STATED EXERCISE
Restate the listing below word for word, omitting any images.

RECORDED DATA
[START]

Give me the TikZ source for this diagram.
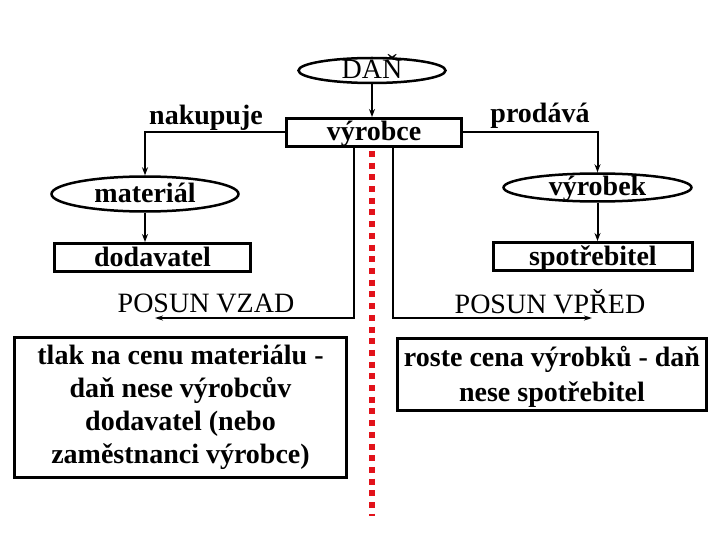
\documentclass[tikz,border=0pt]{standalone}
\usepackage{fontspec}
\setmainfont{Liberation Serif}
\usetikzlibrary{shapes.geometric,arrows.meta}
\definecolor{dotred}{RGB}{226,18,26}
\begin{document}
\begin{tikzpicture}[x=1pt,y=-1pt,
  bigfont/.style={font=\fontsize{28}{33}\selectfont\bfseries},
  regfont/.style={font=\fontsize{28}{33}\selectfont},
  box/.style={draw, rectangle, line width=3pt, inner sep=0pt, text height=17pt, text depth=0pt, minimum height=28pt, bigfont},
  bigbox/.style={draw, rectangle, line width=3pt, inner sep=0pt, align=center, bigfont},
  ell/.style={draw, ellipse, line width=2.5pt, inner sep=0pt, text height=17pt, text depth=0pt, bigfont},
  lbl/.style={anchor=base, inner sep=0pt, bigfont},
  conn/.style={line width=2pt, -{Stealth[length=8pt,width=6pt]}},
  posun/.style={line width=2.2pt, -{Stealth[length=8pt,width=5pt]}},
  redline/.style={draw=dotred, line width=6pt, dash pattern=on 6pt off 5.7pt}
]
\useasboundingbox (0,0) rectangle (720,540);

\node[ell, regfont, minimum width=147pt, minimum height=25pt] (dan) at (372,70.5) {DAŇ};
\node[box, minimum width=175pt] (vyr) at (374,132.5) {výrobce};
\node[ell, minimum width=187pt, minimum height=35pt] (mat) at (145,194) {materiál};
\node[box, minimum width=196pt] (dod) at (152.5,257.5) {dodavatel};
\node[ell, minimum width=188pt, minimum height=28pt] (vbk) at (597.5,187.5) {výrobek};
\node[box, minimum width=199pt] (spo) at (593,256.5) {spotřebitel};

\node[lbl] (nak) at (206,125) {nakupuje};
\node[lbl] (pro) at (540,123) {prodává};
\node[lbl, regfont] (vzad) at (206,312) {POSUN VZAD};
\node[lbl, regfont] (vpred) at (550,313) {POSUN VPŘED};

\node[bigbox, minimum width=332pt, minimum height=140pt] (tlak) at (180.5,407.5)
  {tlak na cenu materiálu -\\daň nese výrobcův\\dodavatel (nebo\\zaměstnanci výrobce)};
\node[bigbox, font=\fontsize{28}{35}\selectfont\bfseries, minimum width=309pt, minimum height=72pt] (roste) at (552,374.5)
  {\rule{0pt}{25pt}roste cena výrobků - daň\\nese spotřebitel};

\coordinate (vzadend) at (155,318);
\coordinate (vpredend) at (592,318);
\coordinate (redtop) at (372,151);
\coordinate (redbot) at (372,516);

\draw[conn] (dan.south) -- (dan.south |- vyr.north);
\draw[conn] (vyr.west) -| (mat.north);
\draw[conn] (vyr.east) -| (vbk.north);
\draw[conn] (mat.south) -- (mat.south |- dod.north);
\draw[conn] (vbk.south) -- (vbk.south |- spo.north);

\draw[posun] ([xshift=-20pt]vyr.south) |- (vzadend);
\draw[posun] ([xshift=19pt]vyr.south) |- (vpredend);

\draw[redline] (redtop) -- (redbot);
\end{tikzpicture}
\end{document}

[END]

TASK OUTPUT
Give me the TikZ source for this diagram.
\documentclass[tikz,border=0pt]{standalone}
\usepackage{fontspec}
\setmainfont{Liberation Serif}
\usetikzlibrary{shapes.geometric,arrows.meta}
\definecolor{dotred}{RGB}{226,18,26}
\begin{document}
\begin{tikzpicture}[x=1pt,y=-1pt,
  bigfont/.style={font=\fontsize{28}{33}\selectfont\bfseries},
  regfont/.style={font=\fontsize{28}{33}\selectfont},
  box/.style={draw, rectangle, line width=3pt, inner sep=0pt, text height=17pt, text depth=0pt, minimum height=28pt, bigfont},
  bigbox/.style={draw, rectangle, line width=3pt, inner sep=0pt, align=center, bigfont},
  ell/.style={draw, ellipse, line width=2.5pt, inner sep=0pt, text height=17pt, text depth=0pt, bigfont},
  lbl/.style={anchor=base, inner sep=0pt, bigfont},
  conn/.style={line width=2pt, -{Stealth[length=8pt,width=6pt]}},
  posun/.style={line width=2.2pt, -{Stealth[length=8pt,width=5pt]}},
  redline/.style={draw=dotred, line width=6pt, dash pattern=on 6pt off 5.7pt}
]
\useasboundingbox (0,0) rectangle (720,540);

\node[ell, regfont, minimum width=147pt, minimum height=25pt] (dan) at (372,70.5) {DAŇ};
\node[box, minimum width=175pt] (vyr) at (374,132.5) {výrobce};
\node[ell, minimum width=187pt, minimum height=35pt] (mat) at (145,194) {materiál};
\node[box, minimum width=196pt] (dod) at (152.5,257.5) {dodavatel};
\node[ell, minimum width=188pt, minimum height=28pt] (vbk) at (597.5,187.5) {výrobek};
\node[box, minimum width=199pt] (spo) at (593,256.5) {spotřebitel};

\node[lbl] (nak) at (206,125) {nakupuje};
\node[lbl] (pro) at (540,123) {prodává};
\node[lbl, regfont] (vzad) at (206,312) {POSUN VZAD};
\node[lbl, regfont] (vpred) at (550,313) {POSUN VPŘED};

\node[bigbox, minimum width=332pt, minimum height=140pt] (tlak) at (180.5,407.5)
  {tlak na cenu materiálu -\\daň nese výrobcův\\dodavatel (nebo\\zaměstnanci výrobce)};
\node[bigbox, font=\fontsize{28}{35}\selectfont\bfseries, minimum width=309pt, minimum height=72pt] (roste) at (552,374.5)
  {\rule{0pt}{25pt}roste cena výrobků - daň\\nese spotřebitel};

\coordinate (vzadend) at (155,318);
\coordinate (vpredend) at (592,318);
\coordinate (redtop) at (372,151);
\coordinate (redbot) at (372,516);

\draw[conn] (dan.south) -- (dan.south |- vyr.north);
\draw[conn] (vyr.west) -| (mat.north);
\draw[conn] (vyr.east) -| (vbk.north);
\draw[conn] (mat.south) -- (mat.south |- dod.north);
\draw[conn] (vbk.south) -- (vbk.south |- spo.north);

\draw[posun] ([xshift=-20pt]vyr.south) |- (vzadend);
\draw[posun] ([xshift=19pt]vyr.south) |- (vpredend);

\draw[redline] (redtop) -- (redbot);
\end{tikzpicture}
\end{document}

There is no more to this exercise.